Why It Matters: This one is a little tougher. Volkswagen has told us it won’t bring the new Touareg to the U.S., where the model has been an unequivocal sales flop nearly the entire time it’s been on offer since 2003. (The model line is on hiatus for 2018.) Even while crossover sales in general have gone gangbusters, the attractive, right-sized, and luxurious Volkswagen languished on dealer lots. A rising tide lifts all boats, as the saying goes, but the otherwise appealing Touareg was sunk by its pricing.
As it turns out, selling a VW SUV for Porsche or Audi money isn’t easy—particularly when Porsche and Audi sell re-bodied versions of that same SUV. The Cayenne and the Q7 both have shared underpinnings as well as some engines with the Touareg. In 2017, it actually cost more money to buy a new Touareg than a new Audi Q7. That’s flatly ridiculous. But the new Touareg theoretically could compete against the larger two-row crossover SUVs from mainstream automakers such as the Nissan Murano, the Ford Edge, and the Jeep Grand Cherokee, if only Volkswagen could figure out how to sell it here for about $15,000 less than the outgoing model.
Platform: Selling this Touareg for much less than $50,000 might be extremely difficult, however. The new model, like its predecessors, shares its architecture with the Q7 and the Cayenne—this time the second-generation MLB platform. At least on visual assessment, the 2019 Touareg is every bit as attractive as its luxury-badged siblings. The styling overall is sharper and more expensive-looking than the previous model, and there is a surprising dose of Bentley Bentayga in the profile. Then again, that ultra-luxury SUV also rides on the MLB platform—as does the new Lamborghini Urus.
Powertrain: Four- and six-cylinder power is expected, with Volkswagen’s ubiquitous turbocharged 2.0-liter inline-four starting out the lineup and either a 3.6-liter naturally aspirated V-6 or the supercharged 3.0-liter V-6 from the Audi Q7 powering higher-spec models. There will be a hybrid of the plug-in variety, and it’s expected to combine a turbocharged 2.0-liter four-cylinder, an electric motor embedded in the transmission, and a lithium-ion battery.
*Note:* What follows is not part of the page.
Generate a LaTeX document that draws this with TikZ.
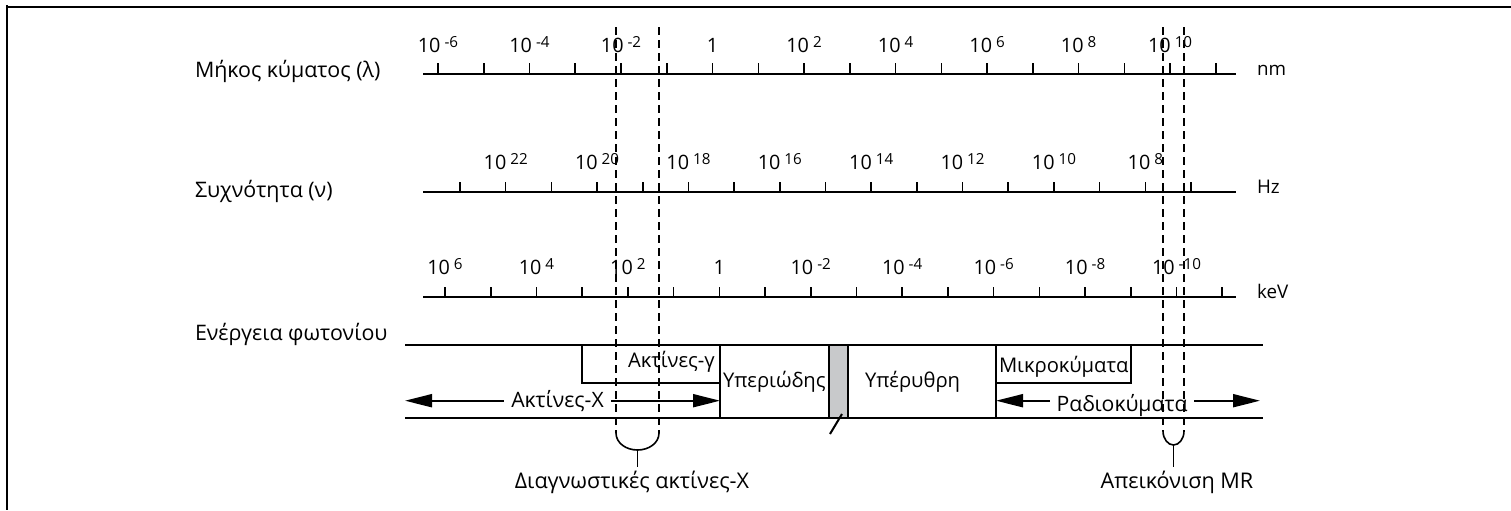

While the U.S.-market Touareg hasn’t offered diesel power in a long time—and the rest of VW’s American lineup probably won’t ever offer it again thanks to the company’s emissions scandal—global markets will have the choice of four- or six-cylinder diesel engines.
Competition: Acura MDX, Ford Edge, Jeep Grand Cherokee, Lexus RX350, Nissan Murano.
Estimated Arrival and Price: Never, and for too much money even if it did. In place of this two-row Touareg, the U.S. market is expected to receive a more affordably priced two-row version of the Atlas. Slotting between the compact Tiguan and the three-row Atlas, that new SUV will be built on the same Chattanooga, Tennessee, assembly line as the Atlas, and its pricing should start at around $30,000.